-- RECORDED DATA start --

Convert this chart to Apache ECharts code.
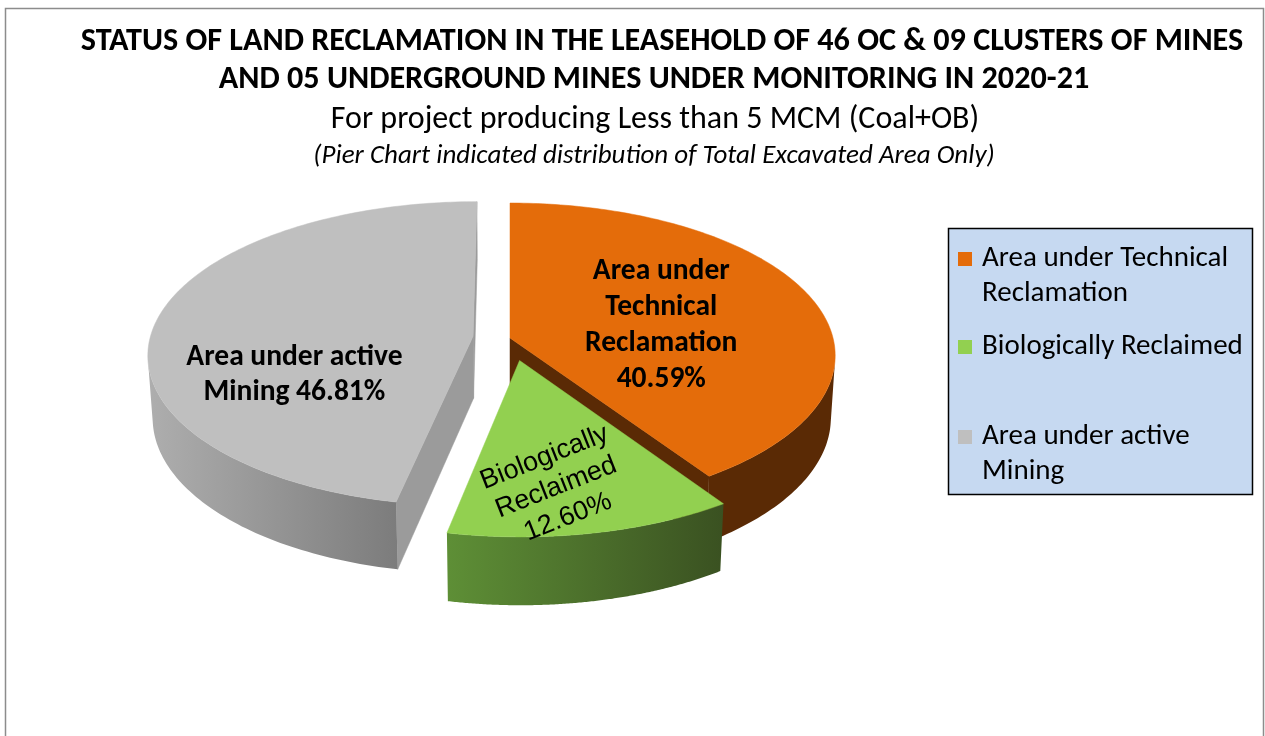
<!DOCTYPE html>
<html>
<head>
<meta charset="utf-8">
<script src="https://cdn.jsdelivr.net/npm/echarts@6/dist/echarts.min.js"></script>
<style>
html,body{margin:0;padding:0;background:#fff;}
#chart{width:1265px;height:736px;}
</style>
</head>
<body>
<div id="chart"></div>
<script>
// ---- data ----
const categories = ['Area under Technical Reclamation', 'Biologically Reclaimed', 'Area under active Mining'];
const values = [40.59, 12.60, 46.81];
const legendLabels = ['Area under Technical\nReclamation', 'Biologically Reclaimed', 'Area under active\nMining'];
const sliceLabels = ['Area under\nTechnical\nReclamation', 'Biologically\nReclaimed', 'Area under active\nMining'];
const sliceLabelSep = ['\n', '\n', ' '];
const titleLines = ['STATUS OF LAND RECLAMATION IN THE LEASEHOLD OF 46 OC & 09 CLUSTERS OF MINES',
                    'AND 05 UNDERGROUND MINES UNDER MONITORING IN 2020-21'];
const subtitle = 'For project producing Less than 5 MCM (Coal+OB)';
const note = '(Pier Chart indicated distribution of Total Excavated Area Only)';

// ---- style ----
const topColors = ['#E46C0A', '#92D050', '#BFBFBF'];
const wallColors = [['#5A2A05', '#5A2A05'], ['#5E8F36', '#3A5121'], ['#AEAEAE', '#7C7C7C']];
const cutColors = ['#5A2A05', '#4B6F2A', '#9B9B9B'];
const explode = [0, 0.15, 0.115];
const labelAnchor = [[80, 0.48], [172.4, 0.75], [245, 0.59]];
const labelFont = ['bold 29.5px Carlito, Lato, sans-serif', '27px "Liberation Sans", Arial, sans-serif', 'bold 29.5px Carlito, Lato, sans-serif'];
const labelLineH = [36, 32, 35];
const labelRot = [0, 21.5, 0];
const drawOrder = [0, 2, 1];
const legendTops = [244.5, 332.5, 422.5];
const FONT = 'Carlito, Lato, sans-serif';

// ---- 3D projection ----
const CX = 510, CY = 338, D = 7.69, F = 2484, T = 0.22;
const ALPHA = 27.77 * Math.PI / 180, SA = Math.sin(ALPHA), CA = Math.cos(ALPHA);
const CAM = [0, D * SA, -D * CA];
function proj(X, Y, Z) {
  const yc = Y * CA + Z * SA;
  const dp = D + Z * CA - Y * SA;
  return [CX + F * X / dp, CY - F * yc / dp];
}
function visible(P, nX, nY, nZ) {
  return (CAM[0] - P[0]) * nX + (CAM[1] - P[1]) * nY + (CAM[2] - P[2]) * nZ > 0;
}
const total = values.reduce((a, b) => a + b, 0);

function makeRender(i) {
  return function (params, api) {
    const v = api.value(0);
    let before = 0;
    for (let k = 0; k < i; k++) before += values[k];
    const s = before / total * 2 * Math.PI;
    const e = s + v / total * 2 * Math.PI;
    const mid = (s + e) / 2;
    const ox = explode[i] * Math.sin(mid), oz = explode[i] * Math.cos(mid);
    const pt = (th, r, Y) => proj(ox + r * Math.sin(th), Y, oz + r * Math.cos(th));
    const children = [];
    const faces = [[s, -Math.cos(s), Math.sin(s)], [e, Math.cos(e), -Math.sin(e)]];
    faces.forEach(f => {
      const th = f[0];
      const P = [ox + 0.5 * Math.sin(th), -T / 2, oz + 0.5 * Math.cos(th)];
      if (visible(P, f[1], 0, f[2])) {
        children.push({type: 'polygon', shape: {points: [pt(th, 0, 0), pt(th, 1, 0), pt(th, 1, -T), pt(th, 0, -T)]},
          style: {fill: cutColors[i], stroke: cutColors[i], lineWidth: 0.5}});
      }
    });
    const N = 160, topPts = [], botPts = [];
    for (let k = 0; k <= N; k++) {
      const th = s + (e - s) * k / N;
      const P = [ox + Math.sin(th), -T / 2, oz + Math.cos(th)];
      if (visible(P, Math.sin(th), 0, Math.cos(th))) {
        topPts.push(pt(th, 1, 0));
        botPts.push(pt(th, 1, -T));
      }
    }
    if (topPts.length > 1) {
      children.push({type: 'polygon', shape: {points: topPts.concat(botPts.reverse())},
        style: {fill: {type: 'linear', x: 0, y: 0, x2: 1, y2: 0,
          colorStops: [{offset: 0, color: wallColors[i][0]}, {offset: 1, color: wallColors[i][1]}]},
          stroke: null}});
    }
    const face = [pt(s, 0, 0)];
    for (let k = 0; k <= N; k++) face.push(pt(s + (e - s) * k / N, 1, 0));
    children.push({type: 'polygon', shape: {points: face}, style: {fill: topColors[i], stroke: topColors[i], lineWidth: 0.5}});
    const la = labelAnchor[i][0] * Math.PI / 180, lr = labelAnchor[i][1];
    const lp = pt(la, lr, 0);
    children.push({type: 'text', x: lp[0], y: lp[1], rotation: labelRot[i] * Math.PI / 180, z2: 10,
      style: {text: sliceLabels[i] + sliceLabelSep[i] + v.toFixed(2) + '%', fill: '#000', font: labelFont[i],
        align: 'center', verticalAlign: 'middle', lineHeight: labelLineH[i]}});
    return {type: 'group', children: children};
  };
}

const rich = {
  gap: {width: 10, lineHeight: 35},
  pad: {width: 24, lineHeight: 35},
  t: {fontSize: 29, fontFamily: FONT, color: '#000', lineHeight: 35}
};
topColors.forEach((c, i) => { rich['m' + i] = {width: 14, height: 14, backgroundColor: c, verticalAlign: 'middle', lineHeight: 35}; });

const option = {
  animation: false,
  backgroundColor: '#fff',
  title: [
    {text: titleLines[0], left: 662, textAlign: 'center', top: 23, padding: 0,
     textStyle: {fontFamily: FONT, fontWeight: 'bold', fontSize: 32.2, lineHeight: 38, color: '#000'}},
    {text: titleLines[1], left: 654, textAlign: 'center', top: 61, padding: 0,
     textStyle: {fontFamily: FONT, fontWeight: 'bold', fontSize: 32.2, lineHeight: 38, color: '#000'}},
    {text: subtitle, left: 655, textAlign: 'center', top: 103, padding: 0,
     textStyle: {fontFamily: FONT, fontWeight: 'normal', fontSize: 32, lineHeight: 34, color: '#000'}},
    {text: note, left: 654, textAlign: 'center', top: 142, padding: 0,
     textStyle: {fontFamily: FONT, fontWeight: 'normal', fontStyle: 'italic', fontSize: 27, lineHeight: 28, color: '#000'}}
  ],
  legend: categories.map((name, i) => ({
    orient: 'vertical', left: 953, top: legendTops[i], icon: 'none', itemWidth: 0, itemHeight: 14,
    selectedMode: false, padding: 0,
    data: [name],
    formatter: function (n) {
      const idx = categories.indexOf(n);
      return legendLabels[idx].split('\n').map((l, k) =>
        (k === 0 ? '{m' + idx + '|}{gap|}' : '{pad|}') + '{t|' + l + '}').join('\n');
    },
    textStyle: {rich: rich}
  })),
  graphic: [
    {type: 'rect', shape: {x: 5.5, y: 8.5, width: 1258, height: 800}, style: {fill: 'none', stroke: '#8C8C8C', lineWidth: 1.5}, silent: true},
    {type: 'rect', shape: {x: 948.5, y: 228.5, width: 304, height: 266}, style: {fill: '#C6D9F1', stroke: '#000', lineWidth: 1.5}, silent: true, z: -1}
  ],
  series: drawOrder.map(i => ({
    type: 'custom', name: categories[i], coordinateSystem: 'none', silent: true,
    itemStyle: {color: topColors[i]},
    data: [values[i]],
    renderItem: makeRender(i)
  }))
};
const chart = echarts.init(document.getElementById('chart'));
chart.setOption(option);
</script>
</body>
</html>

-- RECORDED DATA end --

[STATED GOAL]:
Repeat exactly and only the lines from the start of the data above through the line that holds "const note = '(Pier", inclusive. Pictures do not belong in the copy.

[FULL OUTPUT]:
Convert this chart to Apache ECharts code.
<!DOCTYPE html>
<html>
<head>
<meta charset="utf-8">
<script src="https://cdn.jsdelivr.net/npm/echarts@6/dist/echarts.min.js"></script>
<style>
html,body{margin:0;padding:0;background:#fff;}
#chart{width:1265px;height:736px;}
</style>
</head>
<body>
<div id="chart"></div>
<script>
// ---- data ----
const categories = ['Area under Technical Reclamation', 'Biologically Reclaimed', 'Area under active Mining'];
const values = [40.59, 12.60, 46.81];
const legendLabels = ['Area under Technical\nReclamation', 'Biologically Reclaimed', 'Area under active\nMining'];
const sliceLabels = ['Area under\nTechnical\nReclamation', 'Biologically\nReclaimed', 'Area under active\nMining'];
const sliceLabelSep = ['\n', '\n', ' '];
const titleLines = ['STATUS OF LAND RECLAMATION IN THE LEASEHOLD OF 46 OC & 09 CLUSTERS OF MINES',
                    'AND 05 UNDERGROUND MINES UNDER MONITORING IN 2020-21'];
const subtitle = 'For project producing Less than 5 MCM (Coal+OB)';
const note = '(Pier Chart indicated distribution of Total Excavated Area Only)';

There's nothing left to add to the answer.